**EXERCISE INSTRUCTIONS:**
Repeat the records below exactly, leaving out every picture.

**DATA:**
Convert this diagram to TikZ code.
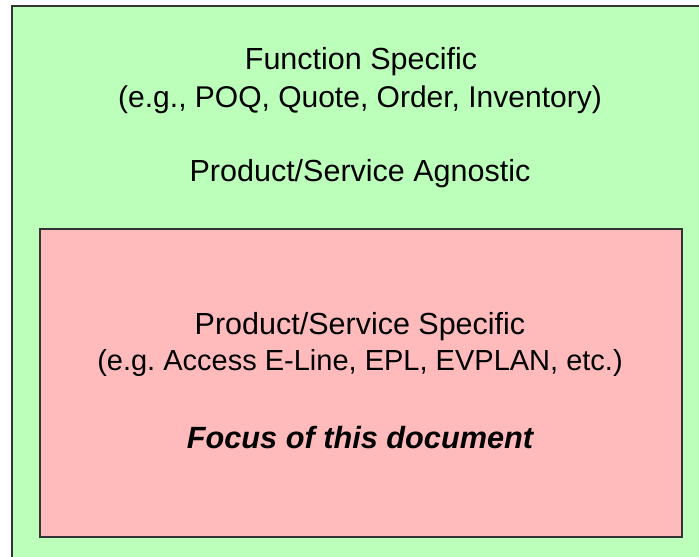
\documentclass[tikz,border=0pt]{standalone}
\usepackage{fontspec}
\setmainfont{Liberation Sans}
\frenchspacing
\definecolor{lgreen}{HTML}{BBFFBB}
\definecolor{lred}{HTML}{FFBBBB}
\definecolor{edge}{HTML}{333333}
\begin{document}
\begin{tikzpicture}[x=1pt,y=-1pt,
  box/.style={draw=edge, line width=2pt},
  lbl/.style={font=\fontsize{30.5}{36}\selectfont, text=black, inner sep=0pt, align=center}]
\useasboundingbox (0,0) rectangle (699,557);
\clip (0,0) rectangle (699,557);
\fill[white] (0,0) rectangle (699,557);
\draw[box, fill=lgreen] (12,6) rectangle (715,575);
\draw[box, fill=lred] (40,229) rectangle (682,537);
\node[lbl] (f1) at (361,62) {Function Specific};
\node[lbl, font=\fontsize{30}{36}\selectfont] (f2) at (360,100) {(e.g., POQ, Quote, Order, Inventory)};
\node[lbl] (ag) at (360,174) {Product/Service Agnostic};
\node[lbl] (p1) at (360,327) {Product/Service Specific};
\node[lbl, font=\fontsize{29}{36}\selectfont] (p2) at (360,363) {(e.g. Access E-Line, EPL, EVPLAN, etc.)};
\node[lbl, font=\fontsize{30.7}{36}\selectfont\bfseries\itshape] (fo) at (360,438) {Focus of this document};
\end{tikzpicture}
\end{document}
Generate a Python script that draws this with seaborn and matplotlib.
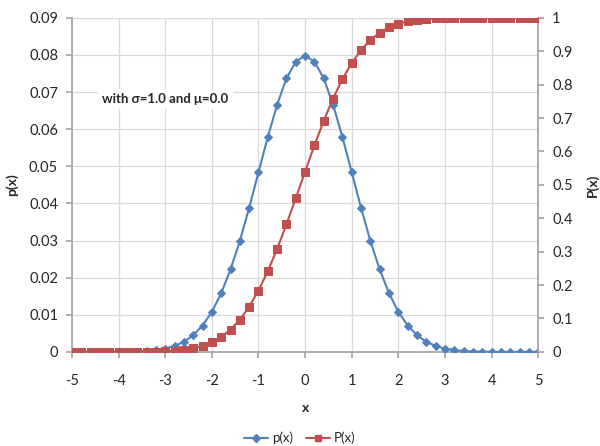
import numpy as np
import pandas as pd
import matplotlib
matplotlib.use("Agg")
import matplotlib.pyplot as plt
import matplotlib.ticker as mticker
import seaborn as sns

sns.set_theme(style="white")
plt.rcParams["font.family"] = ["Lato", "DejaVu Sans"]
plt.rcParams["axes.unicode_minus"] = False

# ── Données ────────────────────────────────────────────────────────────────────
x_vals = [-5.0, -4.8, -4.6, -4.4, -4.2, -4.0, -3.8, -3.6, -3.4, -3.2,
          -3.0, -2.8, -2.6, -2.4, -2.2, -2.0, -1.8, -1.6, -1.4, -1.2,
          -1.0, -0.8, -0.6, -0.4, -0.2, 0.0, 0.2, 0.4, 0.6, 0.8,
          1.0, 1.2, 1.4, 1.6, 1.8, 2.0, 2.2, 2.4, 2.6, 2.8,
          3.0, 3.2, 3.4, 3.6, 3.8, 4.0, 4.2, 4.4, 4.6, 4.8, 5.0]

p_vals = [0.0000, 0.0000, 0.0000, 0.0000, 0.0000, 0.0000, 0.0001, 0.0001, 0.0002, 0.0005,
          0.0009, 0.0016, 0.0027, 0.0045, 0.0071, 0.0108, 0.0158, 0.0222, 0.0299, 0.0388,
          0.0484, 0.0579, 0.0666, 0.0737, 0.0782, 0.0798, 0.0782, 0.0737, 0.0666, 0.0579,
          0.0484, 0.0388, 0.0299, 0.0222, 0.0158, 0.0108, 0.0071, 0.0045, 0.0027, 0.0016,
          0.0009, 0.0005, 0.0002, 0.0001, 0.0001, 0.0000, 0.0000, 0.0000, 0.0000, 0.0000, 0.0000]

P_vals = [0.0000, 0.0000, 0.0000, 0.0000, 0.0000, 0.0000, 0.0001, 0.0002, 0.0005, 0.0009,
          0.0018, 0.0034, 0.0061, 0.0106, 0.0177, 0.0285, 0.0443, 0.0665, 0.0964, 0.1352,
          0.1836, 0.2416, 0.3082, 0.3819, 0.4601, 0.5399, 0.6181, 0.6918, 0.7584, 0.8164,
          0.8648, 0.9036, 0.9336, 0.9557, 0.9715, 0.9823, 0.9894, 0.9939, 0.9966, 0.9982,
          0.9991, 0.9996, 0.9998, 0.9999, 1.0000, 1.0000, 1.0000, 1.0000, 1.0000, 1.0000, 1.0000]

df = pd.DataFrame({"x": x_vals, "p": p_vals, "P": P_vals})

BLUE = "#4F81BD"
RED = "#C0504D"
GRID = "#D9D9D9"
AXIS = "#A6A6A6"
TXT = "#262626"

# ── Figure ─────────────────────────────────────────────────────────────────────
fig = plt.figure(figsize=(6, 4.46), dpi=100)
ax = fig.add_axes([0.12, 0.211, 0.777, 0.749])
ax2 = ax.twinx()

sns.lineplot(data=df, x="x", y="p", ax=ax, color=BLUE, marker="D", markersize=4,
             markeredgecolor=BLUE, linewidth=1.5, zorder=3)
sns.lineplot(data=df, x="x", y="P", ax=ax2, color=RED, marker="s", markersize=5.5,
             markeredgecolor=RED, linewidth=1.5, zorder=3)

ax.set_xlim(-5, 5)
ax.set_ylim(0, 0.09)
ax2.set_ylim(0, 1)
ax.xaxis.set_major_locator(mticker.MultipleLocator(1))
ax.yaxis.set_major_locator(mticker.MultipleLocator(0.01))
ax2.yaxis.set_major_locator(mticker.MultipleLocator(0.1))
ax.yaxis.set_major_formatter(mticker.FuncFormatter(lambda v, _: "0" if abs(v) < 1e-9 else f"{v:.2f}"))
ax2.yaxis.set_major_formatter(mticker.FuncFormatter(
    lambda v, _: "0" if abs(v) < 1e-9 else ("1" if abs(v - 1) < 1e-9 else f"{v:.1f}")))

# grille
for v in np.arange(-5, 6, 1):
    ax.axvline(v, color=GRID, linewidth=0.9, zorder=0)
for v in np.arange(0.01, 0.095, 0.01):
    ax.axhline(v, color=GRID, linewidth=0.9, zorder=0)

for a in (ax, ax2):
    for s in a.spines.values():
        s.set_visible(False)
ax.spines["left"].set_visible(True)
ax.spines["left"].set_color(AXIS)
ax.spines["bottom"].set_visible(True)
ax.spines["bottom"].set_color(AXIS)
ax2.spines["right"].set_visible(True)
ax2.spines["right"].set_color(AXIS)

ax.tick_params(axis="both", direction="out", length=4, color=AXIS, labelsize=10.5,
               labelcolor=TXT, pad=6, left=True, bottom=True)
ax2.tick_params(axis="y", direction="out", length=4, color=AXIS, labelsize=10.5,
                labelcolor=TXT, pad=6, right=True)
ax.tick_params(axis="x", pad=12)

ax.set_xlabel("x", fontsize=10, fontweight="bold", color=TXT, labelpad=10)
ax.set_ylabel("p(x)", fontsize=10, fontweight="bold", color=TXT, labelpad=8)
ax2.set_ylabel("P(x)", fontsize=10, fontweight="bold", color=TXT, labelpad=10)

ax.text(-3.0, 0.0682, "with σ=1.0 and μ=0.0", fontsize=9.5, fontweight="bold",
        color=TXT, ha="center", va="center", zorder=4,
        bbox=dict(facecolor="white", edgecolor="none", pad=3))

# légende
h1, = ax.plot([], [], color=BLUE, marker="D", markersize=4, linewidth=1.5)
h2, = ax.plot([], [], color=RED, marker="s", markersize=5, linewidth=1.5)
fig.legend([h1, h2], ["p(x)", "P(x)"], loc="center", bbox_to_anchor=(0.5, 0.018),
           ncol=2, frameon=False, fontsize=9.5, handlelength=1.8, columnspacing=1.0,
           handletextpad=0.3)

fig.savefig("out.png", dpi=100)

**EXERCISE RESULT:**
Convert this diagram to TikZ code.
\documentclass[tikz,border=0pt]{standalone}
\usepackage{fontspec}
\setmainfont{Liberation Sans}
\frenchspacing
\definecolor{lgreen}{HTML}{BBFFBB}
\definecolor{lred}{HTML}{FFBBBB}
\definecolor{edge}{HTML}{333333}
\begin{document}
\begin{tikzpicture}[x=1pt,y=-1pt,
  box/.style={draw=edge, line width=2pt},
  lbl/.style={font=\fontsize{30.5}{36}\selectfont, text=black, inner sep=0pt, align=center}]
\useasboundingbox (0,0) rectangle (699,557);
\clip (0,0) rectangle (699,557);
\fill[white] (0,0) rectangle (699,557);
\draw[box, fill=lgreen] (12,6) rectangle (715,575);
\draw[box, fill=lred] (40,229) rectangle (682,537);
\node[lbl] (f1) at (361,62) {Function Specific};
\node[lbl, font=\fontsize{30}{36}\selectfont] (f2) at (360,100) {(e.g., POQ, Quote, Order, Inventory)};
\node[lbl] (ag) at (360,174) {Product/Service Agnostic};
\node[lbl] (p1) at (360,327) {Product/Service Specific};
\node[lbl, font=\fontsize{29}{36}\selectfont] (p2) at (360,363) {(e.g. Access E-Line, EPL, EVPLAN, etc.)};
\node[lbl, font=\fontsize{30.7}{36}\selectfont\bfseries\itshape] (fo) at (360,438) {Focus of this document};
\end{tikzpicture}
\end{document}
Generate a Python script that draws this with seaborn and matplotlib.
import numpy as np
import pandas as pd
import matplotlib
matplotlib.use("Agg")
import matplotlib.pyplot as plt
import matplotlib.ticker as mticker
import seaborn as sns

sns.set_theme(style="white")
plt.rcParams["font.family"] = ["Lato", "DejaVu Sans"]
plt.rcParams["axes.unicode_minus"] = False

# ── Données ────────────────────────────────────────────────────────────────────
x_vals = [-5.0, -4.8, -4.6, -4.4, -4.2, -4.0, -3.8, -3.6, -3.4, -3.2,
          -3.0, -2.8, -2.6, -2.4, -2.2, -2.0, -1.8, -1.6, -1.4, -1.2,
          -1.0, -0.8, -0.6, -0.4, -0.2, 0.0, 0.2, 0.4, 0.6, 0.8,
          1.0, 1.2, 1.4, 1.6, 1.8, 2.0, 2.2, 2.4, 2.6, 2.8,
          3.0, 3.2, 3.4, 3.6, 3.8, 4.0, 4.2, 4.4, 4.6, 4.8, 5.0]

p_vals = [0.0000, 0.0000, 0.0000, 0.0000, 0.0000, 0.0000, 0.0001, 0.0001, 0.0002, 0.0005,
          0.0009, 0.0016, 0.0027, 0.0045, 0.0071, 0.0108, 0.0158, 0.0222, 0.0299, 0.0388,
          0.0484, 0.0579, 0.0666, 0.0737, 0.0782, 0.0798, 0.0782, 0.0737, 0.0666, 0.0579,
          0.0484, 0.0388, 0.0299, 0.0222, 0.0158, 0.0108, 0.0071, 0.0045, 0.0027, 0.0016,
          0.0009, 0.0005, 0.0002, 0.0001, 0.0001, 0.0000, 0.0000, 0.0000, 0.0000, 0.0000, 0.0000]

P_vals = [0.0000, 0.0000, 0.0000, 0.0000, 0.0000, 0.0000, 0.0001, 0.0002, 0.0005, 0.0009,
          0.0018, 0.0034, 0.0061, 0.0106, 0.0177, 0.0285, 0.0443, 0.0665, 0.0964, 0.1352,
          0.1836, 0.2416, 0.3082, 0.3819, 0.4601, 0.5399, 0.6181, 0.6918, 0.7584, 0.8164,
          0.8648, 0.9036, 0.9336, 0.9557, 0.9715, 0.9823, 0.9894, 0.9939, 0.9966, 0.9982,
          0.9991, 0.9996, 0.9998, 0.9999, 1.0000, 1.0000, 1.0000, 1.0000, 1.0000, 1.0000, 1.0000]

df = pd.DataFrame({"x": x_vals, "p": p_vals, "P": P_vals})

BLUE = "#4F81BD"
RED = "#C0504D"
GRID = "#D9D9D9"
AXIS = "#A6A6A6"
TXT = "#262626"

# ── Figure ─────────────────────────────────────────────────────────────────────
fig = plt.figure(figsize=(6, 4.46), dpi=100)
ax = fig.add_axes([0.12, 0.211, 0.777, 0.749])
ax2 = ax.twinx()

sns.lineplot(data=df, x="x", y="p", ax=ax, color=BLUE, marker="D", markersize=4,
             markeredgecolor=BLUE, linewidth=1.5, zorder=3)
sns.lineplot(data=df, x="x", y="P", ax=ax2, color=RED, marker="s", markersize=5.5,
             markeredgecolor=RED, linewidth=1.5, zorder=3)

ax.set_xlim(-5, 5)
ax.set_ylim(0, 0.09)
ax2.set_ylim(0, 1)
ax.xaxis.set_major_locator(mticker.MultipleLocator(1))
ax.yaxis.set_major_locator(mticker.MultipleLocator(0.01))
ax2.yaxis.set_major_locator(mticker.MultipleLocator(0.1))
ax.yaxis.set_major_formatter(mticker.FuncFormatter(lambda v, _: "0" if abs(v) < 1e-9 else f"{v:.2f}"))
ax2.yaxis.set_major_formatter(mticker.FuncFormatter(
    lambda v, _: "0" if abs(v) < 1e-9 else ("1" if abs(v - 1) < 1e-9 else f"{v:.1f}")))

# grille
for v in np.arange(-5, 6, 1):
    ax.axvline(v, color=GRID, linewidth=0.9, zorder=0)
for v in np.arange(0.01, 0.095, 0.01):
    ax.axhline(v, color=GRID, linewidth=0.9, zorder=0)

for a in (ax, ax2):
    for s in a.spines.values():
        s.set_visible(False)
ax.spines["left"].set_visible(True)
ax.spines["left"].set_color(AXIS)
ax.spines["bottom"].set_visible(True)
ax.spines["bottom"].set_color(AXIS)
ax2.spines["right"].set_visible(True)
ax2.spines["right"].set_color(AXIS)

ax.tick_params(axis="both", direction="out", length=4, color=AXIS, labelsize=10.5,
               labelcolor=TXT, pad=6, left=True, bottom=True)
ax2.tick_params(axis="y", direction="out", length=4, color=AXIS, labelsize=10.5,
                labelcolor=TXT, pad=6, right=True)
ax.tick_params(axis="x", pad=12)

ax.set_xlabel("x", fontsize=10, fontweight="bold", color=TXT, labelpad=10)
ax.set_ylabel("p(x)", fontsize=10, fontweight="bold", color=TXT, labelpad=8)
ax2.set_ylabel("P(x)", fontsize=10, fontweight="bold", color=TXT, labelpad=10)

ax.text(-3.0, 0.0682, "with σ=1.0 and μ=0.0", fontsize=9.5, fontweight="bold",
        color=TXT, ha="center", va="center", zorder=4,
        bbox=dict(facecolor="white", edgecolor="none", pad=3))

# légende
h1, = ax.plot([], [], color=BLUE, marker="D", markersize=4, linewidth=1.5)
h2, = ax.plot([], [], color=RED, marker="s", markersize=5, linewidth=1.5)
fig.legend([h1, h2], ["p(x)", "P(x)"], loc="center", bbox_to_anchor=(0.5, 0.018),
           ncol=2, frameon=False, fontsize=9.5, handlelength=1.8, columnspacing=1.0,
           handletextpad=0.3)

fig.savefig("out.png", dpi=100)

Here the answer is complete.